Problem requirements:
Below are records; state how many of their lines hold the word "chart", and give only the figure.

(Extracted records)
+-------+
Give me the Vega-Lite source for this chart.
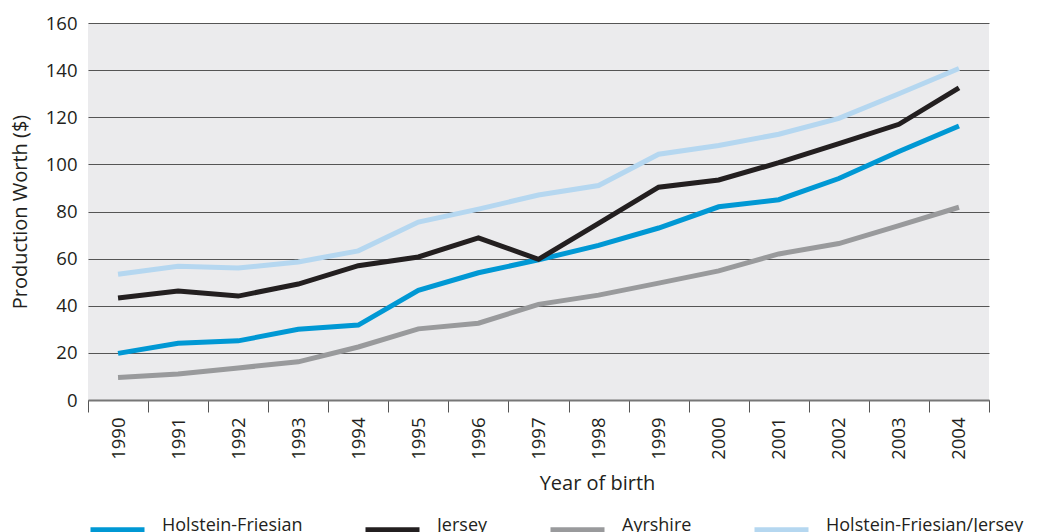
{
  "$schema": "https://vega.github.io/schema/vega-lite/v6.json",
  "width": 901,
  "height": 377,
  "autosize": {"type": "none"},
  "padding": {"left": 88, "top": 23, "right": 49, "bottom": 132},
  "background": "#ffffff",
  "config": {
    "view": {"fill": "#ebebed", "stroke": null},
    "font": "Open Sans",
    "axis": {"labelFont": "Open Sans", "titleFont": "Open Sans", "labelColor": "#231f20", "titleColor": "#231f20", "titleFontWeight": "normal"}
  },
  "data": {
    "values": [
      {"year": 1990, "breed": "Holstein-Friesian", "value": 19.8},
      {"year": 1991, "breed": "Holstein-Friesian", "value": 24.1},
      {"year": 1992, "breed": "Holstein-Friesian", "value": 25.1},
      {"year": 1993, "breed": "Holstein-Friesian", "value": 30},
      {"year": 1994, "breed": "Holstein-Friesian", "value": 31.8},
      {"year": 1995, "breed": "Holstein-Friesian", "value": 46.5},
      {"year": 1996, "breed": "Holstein-Friesian", "value": 54},
      {"year": 1997, "breed": "Holstein-Friesian", "value": 59.5},
      {"year": 1998, "breed": "Holstein-Friesian", "value": 65.6},
      {"year": 1999, "breed": "Holstein-Friesian", "value": 73},
      {"year": 2000, "breed": "Holstein-Friesian", "value": 82},
      {"year": 2001, "breed": "Holstein-Friesian", "value": 85},
      {"year": 2002, "breed": "Holstein-Friesian", "value": 94},
      {"year": 2003, "breed": "Holstein-Friesian", "value": 105.5},
      {"year": 2004, "breed": "Holstein-Friesian", "value": 116.3},
      {"year": 1990, "breed": "Jersey", "value": 43.3},
      {"year": 1991, "breed": "Jersey", "value": 46.3},
      {"year": 1992, "breed": "Jersey", "value": 44.1},
      {"year": 1993, "breed": "Jersey", "value": 49.2},
      {"year": 1994, "breed": "Jersey", "value": 57},
      {"year": 1995, "breed": "Jersey", "value": 60.7},
      {"year": 1996, "breed": "Jersey", "value": 68.8},
      {"year": 1997, "breed": "Jersey", "value": 59.7},
      {"year": 1998, "breed": "Jersey", "value": 75},
      {"year": 1999, "breed": "Jersey", "value": 90.3},
      {"year": 2000, "breed": "Jersey", "value": 93.4},
      {"year": 2001, "breed": "Jersey", "value": 100.7},
      {"year": 2002, "breed": "Jersey", "value": 108.8},
      {"year": 2003, "breed": "Jersey", "value": 117},
      {"year": 2004, "breed": "Jersey", "value": 132.5},
      {"year": 1990, "breed": "Ayrshire", "value": 9.6},
      {"year": 1991, "breed": "Ayrshire", "value": 11},
      {"year": 1992, "breed": "Ayrshire", "value": 13.6},
      {"year": 1993, "breed": "Ayrshire", "value": 16.2},
      {"year": 1994, "breed": "Ayrshire", "value": 22.5},
      {"year": 1995, "breed": "Ayrshire", "value": 30.2},
      {"year": 1996, "breed": "Ayrshire", "value": 32.6},
      {"year": 1997, "breed": "Ayrshire", "value": 40.6},
      {"year": 1998, "breed": "Ayrshire", "value": 44.5},
      {"year": 1999, "breed": "Ayrshire", "value": 49.6},
      {"year": 2000, "breed": "Ayrshire", "value": 54.8},
      {"year": 2001, "breed": "Ayrshire", "value": 62},
      {"year": 2002, "breed": "Ayrshire", "value": 66.4},
      {"year": 2003, "breed": "Ayrshire", "value": 74},
      {"year": 2004, "breed": "Ayrshire", "value": 81.8},
      {"year": 1990, "breed": "Holstein-Friesian/Jersey", "value": 53.4},
      {"year": 1991, "breed": "Holstein-Friesian/Jersey", "value": 56.8},
      {"year": 1992, "breed": "Holstein-Friesian/Jersey", "value": 56},
      {"year": 1993, "breed": "Holstein-Friesian/Jersey", "value": 58.6},
      {"year": 1994, "breed": "Holstein-Friesian/Jersey", "value": 63.3},
      {"year": 1995, "breed": "Holstein-Friesian/Jersey", "value": 75.5},
      {"year": 1996, "breed": "Holstein-Friesian/Jersey", "value": 81},
      {"year": 1997, "breed": "Holstein-Friesian/Jersey", "value": 87},
      {"year": 1998, "breed": "Holstein-Friesian/Jersey", "value": 91},
      {"year": 1999, "breed": "Holstein-Friesian/Jersey", "value": 104.3},
      {"year": 2000, "breed": "Holstein-Friesian/Jersey", "value": 108},
      {"year": 2001, "breed": "Holstein-Friesian/Jersey", "value": 112.8},
      {"year": 2002, "breed": "Holstein-Friesian/Jersey", "value": 119.5},
      {"year": 2003, "breed": "Holstein-Friesian/Jersey", "value": 130},
      {"year": 2004, "breed": "Holstein-Friesian/Jersey", "value": 140.7}
    ]
  },
  "mark": {"type": "line", "strokeWidth": 5, "strokeCap": "butt", "strokeJoin": "miter"},
  "encoding": {
    "x": {
      "field": "year",
      "type": "quantitative",
      "scale": {"domain": [1989.5, 2004.5], "nice": false, "zero": false},
      "axis": {
        "values": [1989.5, 1990.5, 1991.5, 1992.5, 1993.5, 1994.5, 1995.5, 1996.5, 1997.5, 1998.5, 1999.5, 2000.5, 2001.5, 2002.5, 2003.5, 2004.5],
        "labelExpr": "datum.value > 2004 ? '' : format(datum.value + 0.5, 'd')",
        "labelOffset": 30,
        "labelAngle": 270,
        "labelFontSize": 18.5,
        "labelPadding": 5,
        "labelFlush": false,
        "labelOverlap": false,
        "labelBound": false,
        "tickSize": 12,
        "tickColor": "#555555",
        "tickWidth": 1,
        "domainColor": "#777777",
        "domainWidth": 2,
        "grid": false,
        "title": "Year of birth",
        "titleFontSize": 20,
        "titleX": 509,
        "titleAlign": "center",
        "titlePadding": 14
      }
    },
    "y": {
      "field": "value",
      "type": "quantitative",
      "scale": {"domain": [0, 160], "nice": false},
      "axis": {
        "values": [0, 20, 40, 60, 80, 100, 120, 140, 160],
        "labelFontSize": 18.5,
        "labelPadding": 11,
        "ticks": false,
        "domain": false,
        "grid": true,
        "gridColor": "#555555",
        "gridWidth": 1,
        "title": "Production Worth ($)",
        "titleFontSize": 20,
        "titlePadding": 15
      }
    },
    "color": {
      "field": "breed",
      "type": "nominal",
      "sort": ["Holstein-Friesian", "Jersey", "Ayrshire", "Holstein-Friesian/Jersey"],
      "scale": {
        "domain": ["Holstein-Friesian", "Jersey", "Ayrshire", "Holstein-Friesian/Jersey"],
        "range": ["#0098d4", "#231f20", "#999a9c", "#b5d7f0"]
      },
      "legend": {
        "title": null,
        "orient": "none",
        "legendX": -1,
        "legendY": 477,
        "direction": "horizontal",
        "columns": 4,
        "symbolType": "stroke",
        "symbolSize": 2916,
        "symbolStrokeWidth": 7,
        "labelFontSize": 18,
        "labelFont": "Open Sans",
        "labelColor": "#231f20",
        "labelBaseline": "alphabetic",
        "labelOffset": 14,
        "columnPadding": 48,
        "labelLimit": 400
      }
    }
  }
}
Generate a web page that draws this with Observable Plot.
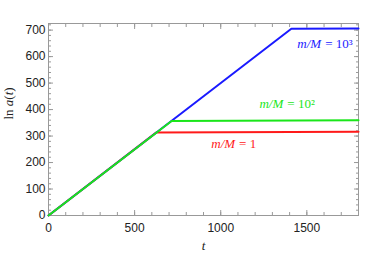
<!DOCTYPE html>
<html><head><meta charset="utf-8">
<script src="https://cdn.jsdelivr.net/npm/d3@7"></script>
<script src="https://cdn.jsdelivr.net/npm/@observablehq/plot@0.6"></script>
<style>body{margin:0;background:#fff}</style>
</head><body><div id="chart"></div>
<script>
const seriesNames = ["m/M = 1", "m/M = 10^2", "m/M = 10^3"];
const seriesColors = ["#ff1a1a", "#1a1aff", "#1ae61a"];
const redT = [0, 625, 1800];
const redV = [0, 313, 316];
const blueT = [0, 1410, 1800];
const blueV = [0, 705, 706];
const greenT = [0, 715, 1800];
const greenV = [0, 357, 360];
const xTicks = [0, 500, 1000, 1500];
const yTicks = [0, 100, 200, 300, 400, 500, 600, 700];
const xMinor = d3.range(0, 1801, 100);
const yMinor = d3.range(0, 721, 20);
const labelItalic = ["m/M", "m/M", "m/M"];
const labelRest = ["= 1", "= 10²", "= 10³"];
const labelT = [1095, 1375, 1595];
const labelV = [270, 421, 648];
const labelColors = ["#ff1a1a", "#1ae61a", "#1a1aff"];

const pts = (T, V) => T.map((t, i) => ({t, v: V[i]}));
const labels = labelItalic.map((a, i) => ({a, b: labelRest[i], t: labelT[i], v: labelV[i], c: labelColors[i]}));
const serif = "Liberation Serif, Times New Roman, serif";
const sans = "Liberation Sans, Arial, sans-serif";
const fmt = d => String(d);

const chart = Plot.plot({
  width: 382, height: 259,
  marginLeft: 48, marginRight: 24, marginTop: 23, marginBottom: 44,
  x: {domain: [0, 1800]},
  y: {domain: [0, 725]},
  style: {fontFamily: sans, color: "#222", background: "#fff"},
  marks: [
    Plot.axisX(xMinor, {anchor: "bottom", tickSize: -3, tickFormat: () => "", label: null, stroke: "#999"}),
    Plot.axisX(xMinor, {anchor: "top", tickSize: -3, tickFormat: () => "", label: null, stroke: "#999"}),
    Plot.axisY(yMinor, {anchor: "left", tickSize: -3, tickFormat: () => "", label: null, stroke: "#999"}),
    Plot.axisY(yMinor, {anchor: "right", tickSize: -3, tickFormat: () => "", label: null, stroke: "#999"}),
    Plot.axisX(xTicks, {anchor: "bottom", tickSize: -5, tickPadding: 13, tickFormat: fmt, label: null, stroke: "#999", fontSize: 12, fill: "#222"}),
    Plot.axisX(xTicks, {anchor: "top", tickSize: -5, tickFormat: () => "", label: null, stroke: "#999"}),
    Plot.axisY(yTicks, {anchor: "left", tickSize: -5, tickPadding: 8, tickFormat: fmt, label: null, stroke: "#999", fontSize: 12, fill: "#222"}),
    Plot.axisY(yTicks, {anchor: "right", tickSize: -5, tickFormat: () => "", label: null, stroke: "#999"}),
    Plot.frame({stroke: "#999"}),
    Plot.line(pts(redT, redV), {x: "t", y: "v", stroke: seriesColors[0], strokeWidth: 2}),
    Plot.line(pts(blueT, blueV), {x: "t", y: "v", stroke: seriesColors[1], strokeWidth: 2}),
    Plot.line(pts(greenT, greenV), {x: "t", y: "v", stroke: seriesColors[2], strokeWidth: 2}),
    Plot.text(labels, {x: "t", y: "v", text: "a", fill: "c", textAnchor: "end", dx: -2, fontFamily: serif, fontStyle: "italic", fontSize: 13}),
    Plot.text(labels, {x: "t", y: "v", text: "b", fill: "c", textAnchor: "start", dx: 2, fontFamily: serif, fontSize: 13}),
    Plot.text(["t"], {frameAnchor: "bottom", dy: 34, fontFamily: serif, fontStyle: "italic", fontSize: 13, fill: "#222"}),
    Plot.text(["YLABEL"], {frameAnchor: "left", dx: -40, rotate: -90, fontFamily: serif, fontSize: 13, fill: "#222"})
  ]
});
d3.select(chart).selectAll("text").each(function() {
  if (this.textContent === "YLABEL") {
    const s = d3.select(this);
    s.text(null);
    s.append("tspan").text("ln ");
    s.append("tspan").attr("font-style", "italic").text("a");
    s.append("tspan").text("(");
    s.append("tspan").attr("font-style", "italic").text("t");
    s.append("tspan").text(")");
  }
});
document.getElementById("chart").append(chart);
</script>
</body></html>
+-------+
Answer to the task:
5